Royal Dutch Shell PLC said on Friday it expected to write down up to $2.3-billion in the fourth quarter. It is the latest major energy company forced to shrink estimates for sector values due to a weaker economic outlook.
In a trading update ahead of full year results, Shell also lowered its oil products sales forecast, pointing to the first annual slowdown in sales since at least 2014, while maintaining spending on the lower end of forecasts.
The Anglo-Dutch company warned in October that trade tensions between the United States and China, the world’s two largest energy consumers, could hurt demand and take a toll on its performance.
Shell said it expected to take post-tax impairment charges in a range between $1.7-billion and $2.3-billion for the quarter “based on the macro outlook.” It did not say which assets the impairments relate to.
Since October, rivals Chevron, BP, Equinor and Spain’s Repsol all wrote down a total of around $20-billion, primarily in U.S. shale gas assets due to lower long-term gas prices.
The impairment will likely increase Shell’s debt ratio, or gearing, which the company has struggled to reduce in recent years.
“This reduction in guidance and impairment appears to show that management underestimated how much weaker oil prices would be in the latter part of this year, as well as underestimating future demand for oil, along with its by-products,” said Michael Hewson, chief market Analyst at CMC Markets U.K.
Its shares were down 1.1 per cent in morning trading, compared with slight gains on the broader European energy index.
Shell, which had beaten third-quarter profit expectations on strong oil and gas trading, also warned that higher taxes would hit earnings by about $500-million to $600-million in the fourth quarter.

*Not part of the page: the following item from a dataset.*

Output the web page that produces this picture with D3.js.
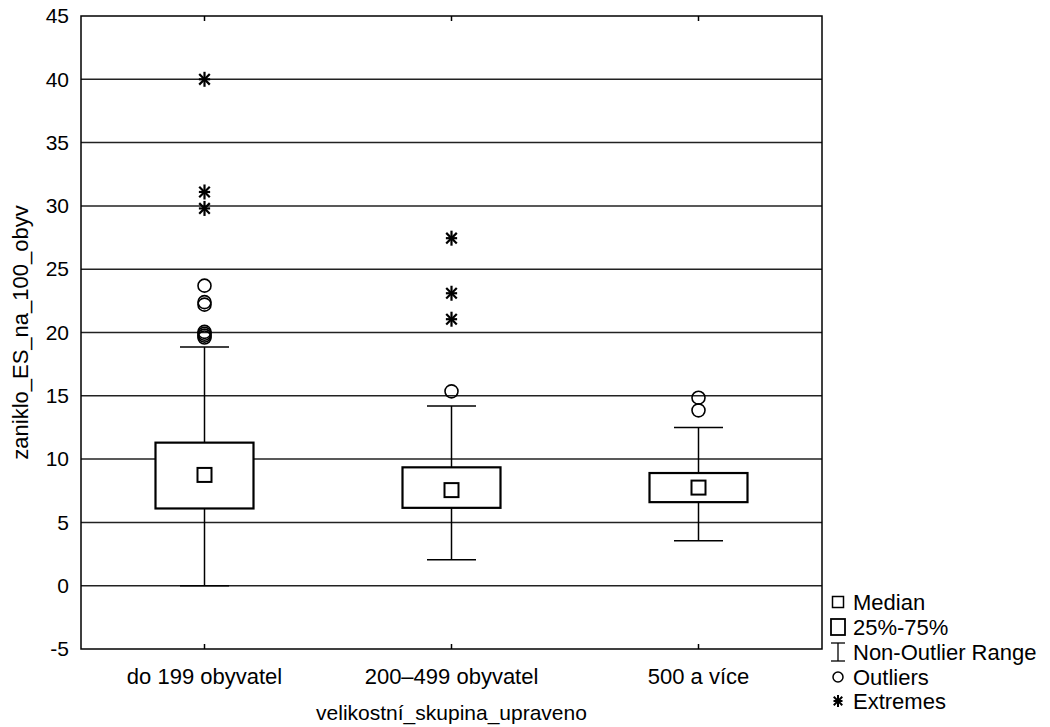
<!DOCTYPE html>
<html><head><meta charset="utf-8">
<script src="https://cdn.jsdelivr.net/npm/d3@7"></script>
<style>body{margin:0;background:#fff}text{font-family:"Liberation Sans",Arial,sans-serif;fill:#000}</style>
</head><body><svg id="c" width="1050" height="727"></svg>
<script>
const categories = ["do 199 obyvatel", "200–499 obyvatel", "500 a více"];
const medians = [8.75, 7.55, 7.75];
const q1 = [6.1, 6.15, 6.6];
const q3 = [11.3, 9.35, 8.9];
const whiskerLow = [0, 2.05, 3.55];
const whiskerHigh = [18.85, 14.2, 12.5];
const outliers = [[19.6, 19.75, 19.9, 20.05, 22.2, 22.4, 23.7], [15.35], [13.85, 14.85]];
const extremes = [[29.8, 31.1, 40.0], [21.05, 23.1, 27.45], []];
const yTicks = [-5, 0, 5, 10, 15, 20, 25, 30, 35, 40, 45];
const legendLabels = ["Median", "25%-75%", "Non-Outlier Range", "Outliers", "Extremes"];

const svg = d3.select("#c");
const L = 81, R = 822, T = 16, B = 649;
const x = d3.scaleBand().domain(categories).range([L, R]);
const y = d3.scaleLinear().domain([-5, 45]).range([B, T]);
const cx = d => x(d) + x.bandwidth() / 2;
const FONT = "Liberation Sans, Arial, sans-serif";

// gridlines
svg.append("g").selectAll("line").data(yTicks.filter(v => v > -5 && v < 45)).join("line")
  .attr("x1", L).attr("x2", R).attr("y1", d => y(d)).attr("y2", d => y(d))
  .attr("stroke", "#222").attr("stroke-width", 1.5);

// axes
const yAxis = d3.axisLeft(y).tickValues(yTicks).tickSize(0).tickPadding(12).tickFormat(d => String(d));
const gy = svg.append("g").attr("transform", `translate(${L},0)`).call(yAxis);
gy.select(".domain").remove();
gy.selectAll("text").style("font-size", "21px").style("font-family", FONT).attr("fill", "#000");

const xAxis = d3.axisBottom(x).tickSize(-5).tickPadding(19);
const gx = svg.append("g").attr("transform", `translate(0,${B})`).call(xAxis);
gx.select(".domain").remove();
gx.selectAll("line").attr("stroke", "#000").attr("stroke-width", 1.5);
gx.selectAll("text").style("font-size", "22px").style("font-family", FONT).attr("fill", "#000");
const gxt = svg.append("g").attr("transform", `translate(0,${T})`).call(d3.axisTop(x).tickSize(-5).tickFormat(""));
gxt.select(".domain").remove();
gxt.selectAll("line").attr("stroke", "#000").attr("stroke-width", 1.5);

// frame
svg.append("rect").attr("x", L).attr("y", T).attr("width", R - L).attr("height", B - T)
  .attr("fill", "none").attr("stroke", "#000").attr("stroke-width", 1.5);

// titles
svg.append("text").attr("x", (L + R) / 2).attr("y", 720).attr("text-anchor", "middle")
  .attr("fill", "#000").style("font-size", "21px").text("velikostní_skupina_upraveno");
svg.append("text").attr("transform", `translate(28,${(T + B) / 2}) rotate(-90)`).attr("text-anchor", "middle")
  .attr("fill", "#000").style("font-size", "22px").text("zaniklo_ES_na_100_obyv");

// boxes
const boxW = 98, capW = 49, medS = 14;
const g = svg.append("g");
categories.forEach((c, i) => {
  const xc = cx(c);
  g.append("line").attr("x1", xc).attr("x2", xc).attr("y1", y(q3[i])).attr("y2", y(whiskerHigh[i])).attr("stroke", "#000").attr("stroke-width", 1.5);
  g.append("line").attr("x1", xc).attr("x2", xc).attr("y1", y(q1[i])).attr("y2", y(whiskerLow[i])).attr("stroke", "#000").attr("stroke-width", 1.5);
  [whiskerHigh[i], whiskerLow[i]].forEach(v => g.append("line").attr("x1", xc - capW / 2).attr("x2", xc + capW / 2)
    .attr("y1", y(v)).attr("y2", y(v)).attr("stroke", "#000").attr("stroke-width", 1.5));
  g.append("rect").attr("x", xc - boxW / 2).attr("y", y(q3[i])).attr("width", boxW).attr("height", y(q1[i]) - y(q3[i]))
    .attr("fill", "#fff").attr("stroke", "#000").attr("stroke-width", 2.2);
  g.append("rect").attr("x", xc - medS / 2).attr("y", y(medians[i]) - medS / 2).attr("width", medS).attr("height", medS)
    .attr("fill", "#fff").attr("stroke", "#000").attr("stroke-width", 2);
  outliers[i].forEach(v => g.append("circle").attr("cx", xc).attr("cy", y(v)).attr("r", 6.5)
    .attr("fill", "none").attr("stroke", "#000").attr("stroke-width", 1.6));
  extremes[i].forEach(v => drawStar(g, xc, y(v), 7.5, 2.2));
});

function drawStar(sel, px, py, r, w) {
  [90, 45, 135, 0].forEach(a => {
    const rad = a * Math.PI / 180;
    const k = a === 0 ? 0.75 : 1;
    sel.append("line").attr("x1", px - k * r * Math.cos(rad)).attr("x2", px + k * r * Math.cos(rad))
      .attr("y1", py - r * Math.sin(rad)).attr("y2", py + r * Math.sin(rad))
      .attr("stroke", "#000").attr("stroke-width", w);
  });
}

// legend
const lg = svg.append("g");
const rowY = [602, 627, 652, 677, 701];
const ix = 838;
legendLabels.forEach((t, i) => {
  lg.append("text").attr("x", 853).attr("y", rowY[i]).attr("dy", "0.35em").attr("fill", "#000").style("font-size", "22px").text(t);
});
lg.append("rect").attr("x", ix - 5.5).attr("y", rowY[0] - 5.5).attr("width", 11).attr("height", 11).attr("fill", "none").attr("stroke", "#000").attr("stroke-width", 1.5);
lg.append("rect").attr("x", ix - 7).attr("y", rowY[1] - 8).attr("width", 14).attr("height", 16).attr("fill", "none").attr("stroke", "#000").attr("stroke-width", 1.8);
lg.append("line").attr("x1", ix).attr("x2", ix).attr("y1", rowY[2] - 9).attr("y2", rowY[2] + 9).attr("stroke", "#000").attr("stroke-width", 1.3);
lg.append("line").attr("x1", ix - 7).attr("x2", ix + 7).attr("y1", rowY[2] - 9).attr("y2", rowY[2] - 9).attr("stroke", "#000").attr("stroke-width", 1.3);
lg.append("line").attr("x1", ix - 7).attr("x2", ix + 7).attr("y1", rowY[2] + 9).attr("y2", rowY[2] + 9).attr("stroke", "#000").attr("stroke-width", 1.3);
lg.append("circle").attr("cx", ix).attr("cy", rowY[3]).attr("r", 5).attr("fill", "none").attr("stroke", "#000").attr("stroke-width", 1.5);
drawStar(lg, ix, rowY[4], 6, 2);
</script></body></html>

The company said it expected additional well write-offs in the range of $100-million to $200-million in the period, while 2019 capital expenditure was expected to be at the lower end of its guidance range of $24-billion to $29-billion.
Shell gave guidance for oil product sales of 6.5 million to seven million barrels a day (b/d) in the fourth quarter, compared with its earlier estimate of 6.65 million b/d to 7.05 million b/d. That would mark the first decline in sales since at least 2014.
Chemical sales were expected to reach 3.4 million to 3.6 million tonnes, marking a sharp slowdown in 2019 compared to the previous five years.
Production of oil and gas is expected to be higher from the third quarter, while liquefied natural gas volumes are in line with previous forecasts at between 8.8 million and 9.4 million tonnes.
Shell reports fourth quarter results on Jan. 30.